Education Secretary Arne Duncan stepped up the campaign today to end the privatization of the student loan market and save the federal government $87 billion dollars that can be plowed into Pell Grants to make higher education affordable to students. Duncan frames the situation well.
For too long, bankers have gotten a free ride from the U.S. Department of Education.
Under current law, taxpayers provide as much as $9 billion each year to subsidize guaranteed student loans issued by banks. The banks earn profits on the interest; if students default, taxpayers take the loss, not the banks. In other words, working Americans pay while bankers get rich […]
The banks have had plenty of help with government bailouts and other subsidies while working families and students are increasingly squeezed. President Obama wants to eliminate the subsidy for banks and use that money to help poor and middle-class students and adults attend college.
Duncan directly challenges the pervasive myth from lobbyists that 35,000 jobs are at stake if Congress passes the student loan bill, a dubious statement if there ever was one, considering that credible studies estimate only 30,000 employees in the student lending market TOTAL, and that private companies are likely to get the contracts to administer the federal loans. As Duncan says:
The president’s plan actually creates jobs and draws on free-market principles by selecting private companies through a competitive process to service student loans issued directly by the Education Department. These private companies, including Sallie Mae, compete for our business and are evaluated on the quality of their customer service and their default rates […]
The banking industry’s claims that it wants to protect American jobs are also suspect. The fact is, Sallie Mae sent thousands of American loan servicing jobs overseas in 2007 to further increase profits, and it agreed to bring them back last year only to compete for our loan-servicing business.

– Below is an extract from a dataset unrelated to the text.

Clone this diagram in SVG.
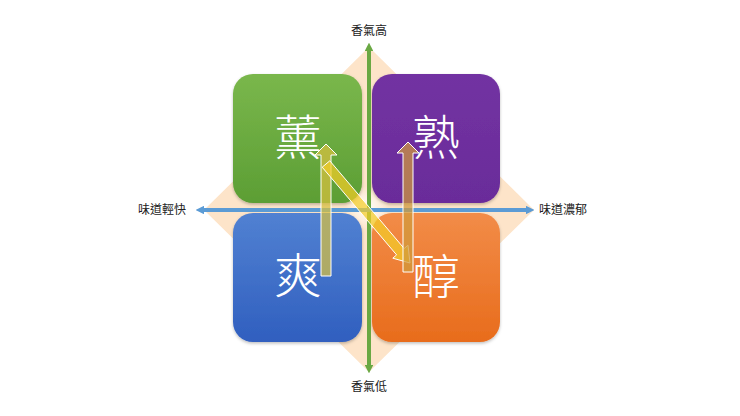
<svg xmlns="http://www.w3.org/2000/svg" width="740" height="416" viewBox="0 0 740 416">
  <defs>
    <linearGradient id="gGreen" x1="0" y1="0" x2="0" y2="1">
      <stop offset="0" stop-color="#7ab74c"/>
      <stop offset="1" stop-color="#5c9e34"/>
    </linearGradient>
    <linearGradient id="gPurple" x1="0" y1="0" x2="0" y2="1">
      <stop offset="0" stop-color="#7232a2"/>
      <stop offset="1" stop-color="#6a2c9a"/>
    </linearGradient>
    <linearGradient id="gBlue" x1="0" y1="0" x2="0" y2="1">
      <stop offset="0" stop-color="#5181d2"/>
      <stop offset="1" stop-color="#305fbf"/>
    </linearGradient>
    <linearGradient id="gOrange" x1="0" y1="0" x2="0" y2="1">
      <stop offset="0" stop-color="#f28c48"/>
      <stop offset="1" stop-color="#e86c1c"/>
    </linearGradient>
    <radialGradient id="gGlow" cx="0.5" cy="0.5" r="0.5">
      <stop offset="0" stop-color="#ffffff" stop-opacity="0.95"/>
      <stop offset="1" stop-color="#ffffff" stop-opacity="0"/>
    </radialGradient>
    <filter id="shadow" x="-10%" y="-10%" width="120%" height="125%">
      <feDropShadow dx="0" dy="1.5" stdDeviation="1.5" flood-color="#000" flood-opacity="0.25"/>
    </filter>
    <marker id="mGreen" viewBox="0 0 10 10" refX="5" refY="5" markerWidth="2.2" markerHeight="2.2" orient="auto-start-reverse" markerUnits="strokeWidth">
      <path d="M0,0 L10,5 L0,10 Z" fill="#6aa843"/>
    </marker>
    <marker id="mBlue" viewBox="0 0 10 10" refX="5" refY="5" markerWidth="2.2" markerHeight="2.2" orient="auto-start-reverse" markerUnits="strokeWidth">
      <path d="M0,0 L10,5 L0,10 Z" fill="#5b9bd5"/>
    </marker>
  </defs>
  <style>
    .box { filter: url(#shadow); }
    .big { font-family: "Noto Sans CJK TC", "Noto Sans CJK SC", sans-serif; font-size: 48px; font-weight: 300; fill: #ffffff; text-anchor: middle; }
    .lbl { font-family: "Noto Sans CJK TC", "Noto Sans CJK SC", serif; font-size: 12px; fill: #222222; }
    .blk { stroke: #ffffff; stroke-width: 1; stroke-linejoin: miter; }
  </style>
  <rect width="740" height="416" fill="#ffffff"/>

  <g id="backdrop">
    <polygon points="369,47 534,210 369,372 204,210" fill="#fde4c9"/>
    <ellipse cx="367" cy="208" rx="22" ry="22" fill="url(#gGlow)"/>
  </g>

  <g id="node-xun">
    <rect class="box" x="233" y="74" width="129" height="129" rx="20" fill="url(#gGreen)"/>
    <text class="big" x="298" y="155">薰</text>
  </g>
  <g id="node-shu">
    <rect class="box" x="372" y="74" width="128" height="129" rx="20" fill="url(#gPurple)"/>
    <text class="big" x="436" y="155">熟</text>
  </g>
  <g id="node-shuang">
    <rect class="box" x="233" y="213" width="129" height="129" rx="20" fill="url(#gBlue)"/>
    <text class="big" x="298" y="293">爽</text>
  </g>
  <g id="node-chun">
    <rect class="box" x="372" y="213" width="128" height="129" rx="20" fill="url(#gOrange)"/>
    <text class="big" x="436" y="294">醇</text>
  </g>

  <g id="axes">
    <line x1="369" y1="369" x2="369" y2="47" stroke="#6aa843" stroke-width="4" marker-start="url(#mGreen)" marker-end="url(#mGreen)"/>
    <line x1="200" y1="210" x2="530" y2="210" stroke="#5b9bd5" stroke-width="4" marker-start="url(#mBlue)" marker-end="url(#mBlue)"/>
    <text class="lbl" x="369" y="35" text-anchor="middle">香氣高</text>
    <text class="lbl" x="369" y="391" text-anchor="middle">香氣低</text>
    <text class="lbl" x="186" y="214" text-anchor="end">味道輕快</text>
    <text class="lbl" x="539" y="214">味道濃郁</text>
  </g>

  <g id="connectors">
    <polygon class="blk" points="321,276 331,276 331,155 337,155 326,144 315,155 321,155" fill="#d8c040" fill-opacity="0.72"/>
    <polygon class="blk" points="322.2,167.2 329.8,160.8 404.2,248.5 408,245.2 410,263 392.8,258.2 396.6,254.9" fill="#f2cc28" fill-opacity="0.72"/>
    <polygon class="blk" points="403,272 413,272 413,153 419,153 408,142 397,153 403,153" fill="#d09a3c" fill-opacity="0.72"/>
  </g>
</svg>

As the fact sheet from the House Education and Labor Committee makes clear, the government guarantees all of these student loans currently, and simply pays out a subsidy to the banks for the privilege. There’s absolutely no justification for protecting corporate welfare to the banks in this case. George Miller, the chair of the committee, put it best: “It’s not news that lenders don’t like this bill, but college students overwhelmingly do. We can’t let their voices, or the points above, get drowned out by well-heeled lobbyists.”
The student loan lobbyist’s counter-proposal would cost taxpayers $17 billion dollars more in pure subsidy, directly to the likes of Sallie Mae and JP Morgan. I don’t know how you call this anything other than a war on students.
This blog post offers a good indication of the important swing votes on the legislation. The student loan bill could be passed through the reconciliation process.